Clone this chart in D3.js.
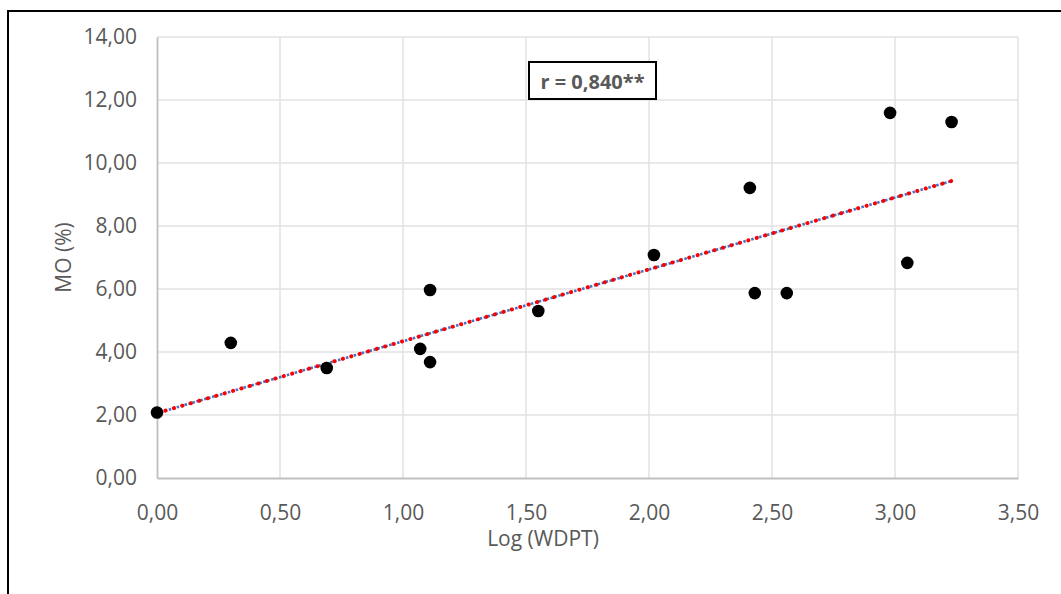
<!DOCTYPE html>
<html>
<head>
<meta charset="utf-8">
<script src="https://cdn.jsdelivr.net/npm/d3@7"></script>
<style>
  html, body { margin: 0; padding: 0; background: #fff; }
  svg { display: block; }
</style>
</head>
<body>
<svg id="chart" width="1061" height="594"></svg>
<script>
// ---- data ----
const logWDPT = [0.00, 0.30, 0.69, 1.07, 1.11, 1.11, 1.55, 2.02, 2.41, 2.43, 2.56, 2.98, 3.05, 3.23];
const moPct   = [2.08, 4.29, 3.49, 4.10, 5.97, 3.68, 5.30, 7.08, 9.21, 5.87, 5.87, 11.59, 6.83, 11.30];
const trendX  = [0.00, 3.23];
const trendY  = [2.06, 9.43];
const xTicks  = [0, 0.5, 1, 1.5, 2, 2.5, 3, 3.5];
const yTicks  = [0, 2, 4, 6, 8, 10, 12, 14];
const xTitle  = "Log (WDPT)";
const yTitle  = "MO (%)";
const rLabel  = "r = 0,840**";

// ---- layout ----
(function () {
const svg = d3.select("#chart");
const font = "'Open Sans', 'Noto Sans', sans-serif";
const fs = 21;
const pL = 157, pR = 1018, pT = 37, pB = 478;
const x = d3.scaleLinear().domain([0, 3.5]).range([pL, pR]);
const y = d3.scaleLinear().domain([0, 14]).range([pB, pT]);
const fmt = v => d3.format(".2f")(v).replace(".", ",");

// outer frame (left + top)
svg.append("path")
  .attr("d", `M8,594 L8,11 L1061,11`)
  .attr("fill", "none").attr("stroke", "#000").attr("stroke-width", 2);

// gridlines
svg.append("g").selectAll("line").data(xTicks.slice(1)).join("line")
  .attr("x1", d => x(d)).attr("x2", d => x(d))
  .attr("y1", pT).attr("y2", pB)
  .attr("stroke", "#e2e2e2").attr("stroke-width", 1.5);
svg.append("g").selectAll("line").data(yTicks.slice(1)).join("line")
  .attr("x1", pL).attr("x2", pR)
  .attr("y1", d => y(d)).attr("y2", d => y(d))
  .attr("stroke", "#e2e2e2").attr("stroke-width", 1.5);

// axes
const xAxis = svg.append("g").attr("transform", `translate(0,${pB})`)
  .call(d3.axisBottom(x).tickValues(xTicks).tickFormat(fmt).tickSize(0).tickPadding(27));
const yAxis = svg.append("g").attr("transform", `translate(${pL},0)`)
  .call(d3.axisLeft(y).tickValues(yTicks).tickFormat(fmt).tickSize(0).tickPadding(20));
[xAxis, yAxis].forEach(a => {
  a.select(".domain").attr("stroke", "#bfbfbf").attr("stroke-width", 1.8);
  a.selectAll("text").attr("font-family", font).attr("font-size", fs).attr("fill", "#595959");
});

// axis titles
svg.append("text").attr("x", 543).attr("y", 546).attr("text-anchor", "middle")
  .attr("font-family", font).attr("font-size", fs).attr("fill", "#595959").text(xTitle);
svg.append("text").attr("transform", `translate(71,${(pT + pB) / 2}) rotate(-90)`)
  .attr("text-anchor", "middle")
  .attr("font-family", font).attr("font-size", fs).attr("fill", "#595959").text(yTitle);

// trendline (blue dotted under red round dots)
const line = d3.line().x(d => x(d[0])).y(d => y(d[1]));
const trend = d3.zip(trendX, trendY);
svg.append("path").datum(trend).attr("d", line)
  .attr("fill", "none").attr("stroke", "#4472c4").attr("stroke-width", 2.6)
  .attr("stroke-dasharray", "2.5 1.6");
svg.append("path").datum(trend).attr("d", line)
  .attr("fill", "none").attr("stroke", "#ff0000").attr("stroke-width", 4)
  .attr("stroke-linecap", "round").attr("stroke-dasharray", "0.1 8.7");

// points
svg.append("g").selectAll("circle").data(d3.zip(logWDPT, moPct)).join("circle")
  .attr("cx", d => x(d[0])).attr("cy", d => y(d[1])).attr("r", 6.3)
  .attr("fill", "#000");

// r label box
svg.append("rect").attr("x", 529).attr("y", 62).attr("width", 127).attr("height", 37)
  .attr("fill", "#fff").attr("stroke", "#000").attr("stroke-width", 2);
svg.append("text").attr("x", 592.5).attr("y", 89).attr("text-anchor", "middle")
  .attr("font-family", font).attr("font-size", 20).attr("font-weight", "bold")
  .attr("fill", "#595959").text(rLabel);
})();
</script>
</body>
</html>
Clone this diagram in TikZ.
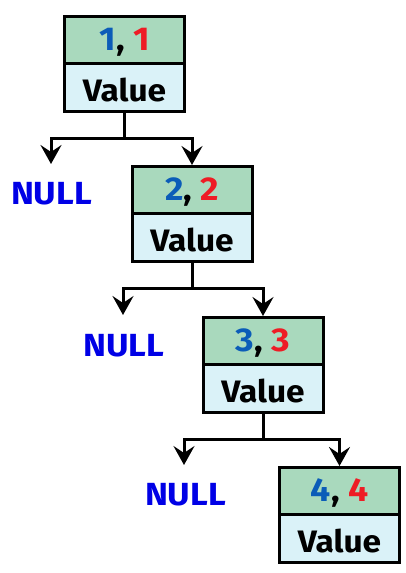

■ Work to be completed ■
Will you set down the records word for word while leaving out every picture?

■ Answer to the exercise ■
Clone this chart in D3.js.
<!DOCTYPE html>
<html>
<head>
<meta charset="utf-8">
<script src="https://cdn.jsdelivr.net/npm/d3@7"></script>
<style>
  html, body { margin: 0; padding: 0; background: #fff; }
  svg { display: block; }
</style>
</head>
<body>
<svg id="chart" width="1061" height="594"></svg>
<script>
// ---- data ----
const logWDPT = [0.00, 0.30, 0.69, 1.07, 1.11, 1.11, 1.55, 2.02, 2.41, 2.43, 2.56, 2.98, 3.05, 3.23];
const moPct   = [2.08, 4.29, 3.49, 4.10, 5.97, 3.68, 5.30, 7.08, 9.21, 5.87, 5.87, 11.59, 6.83, 11.30];
const trendX  = [0.00, 3.23];
const trendY  = [2.06, 9.43];
const xTicks  = [0, 0.5, 1, 1.5, 2, 2.5, 3, 3.5];
const yTicks  = [0, 2, 4, 6, 8, 10, 12, 14];
const xTitle  = "Log (WDPT)";
const yTitle  = "MO (%)";
const rLabel  = "r = 0,840**";

// ---- layout ----
(function () {
const svg = d3.select("#chart");
const font = "'Open Sans', 'Noto Sans', sans-serif";
const fs = 21;
const pL = 157, pR = 1018, pT = 37, pB = 478;
const x = d3.scaleLinear().domain([0, 3.5]).range([pL, pR]);
const y = d3.scaleLinear().domain([0, 14]).range([pB, pT]);
const fmt = v => d3.format(".2f")(v).replace(".", ",");

// outer frame (left + top)
svg.append("path")
  .attr("d", `M8,594 L8,11 L1061,11`)
  .attr("fill", "none").attr("stroke", "#000").attr("stroke-width", 2);

// gridlines
svg.append("g").selectAll("line").data(xTicks.slice(1)).join("line")
  .attr("x1", d => x(d)).attr("x2", d => x(d))
  .attr("y1", pT).attr("y2", pB)
  .attr("stroke", "#e2e2e2").attr("stroke-width", 1.5);
svg.append("g").selectAll("line").data(yTicks.slice(1)).join("line")
  .attr("x1", pL).attr("x2", pR)
  .attr("y1", d => y(d)).attr("y2", d => y(d))
  .attr("stroke", "#e2e2e2").attr("stroke-width", 1.5);

// axes
const xAxis = svg.append("g").attr("transform", `translate(0,${pB})`)
  .call(d3.axisBottom(x).tickValues(xTicks).tickFormat(fmt).tickSize(0).tickPadding(27));
const yAxis = svg.append("g").attr("transform", `translate(${pL},0)`)
  .call(d3.axisLeft(y).tickValues(yTicks).tickFormat(fmt).tickSize(0).tickPadding(20));
[xAxis, yAxis].forEach(a => {
  a.select(".domain").attr("stroke", "#bfbfbf").attr("stroke-width", 1.8);
  a.selectAll("text").attr("font-family", font).attr("font-size", fs).attr("fill", "#595959");
});

// axis titles
svg.append("text").attr("x", 543).attr("y", 546).attr("text-anchor", "middle")
  .attr("font-family", font).attr("font-size", fs).attr("fill", "#595959").text(xTitle);
svg.append("text").attr("transform", `translate(71,${(pT + pB) / 2}) rotate(-90)`)
  .attr("text-anchor", "middle")
  .attr("font-family", font).attr("font-size", fs).attr("fill", "#595959").text(yTitle);

// trendline (blue dotted under red round dots)
const line = d3.line().x(d => x(d[0])).y(d => y(d[1]));
const trend = d3.zip(trendX, trendY);
svg.append("path").datum(trend).attr("d", line)
  .attr("fill", "none").attr("stroke", "#4472c4").attr("stroke-width", 2.6)
  .attr("stroke-dasharray", "2.5 1.6");
svg.append("path").datum(trend).attr("d", line)
  .attr("fill", "none").attr("stroke", "#ff0000").attr("stroke-width", 4)
  .attr("stroke-linecap", "round").attr("stroke-dasharray", "0.1 8.7");

// points
svg.append("g").selectAll("circle").data(d3.zip(logWDPT, moPct)).join("circle")
  .attr("cx", d => x(d[0])).attr("cy", d => y(d[1])).attr("r", 6.3)
  .attr("fill", "#000");

// r label box
svg.append("rect").attr("x", 529).attr("y", 62).attr("width", 127).attr("height", 37)
  .attr("fill", "#fff").attr("stroke", "#000").attr("stroke-width", 2);
svg.append("text").attr("x", 592.5).attr("y", 89).attr("text-anchor", "middle")
  .attr("font-family", font).attr("font-size", 20).attr("font-weight", "bold")
  .attr("fill", "#595959").text(rLabel);
})();
</script>
</body>
</html>
Clone this diagram in TikZ.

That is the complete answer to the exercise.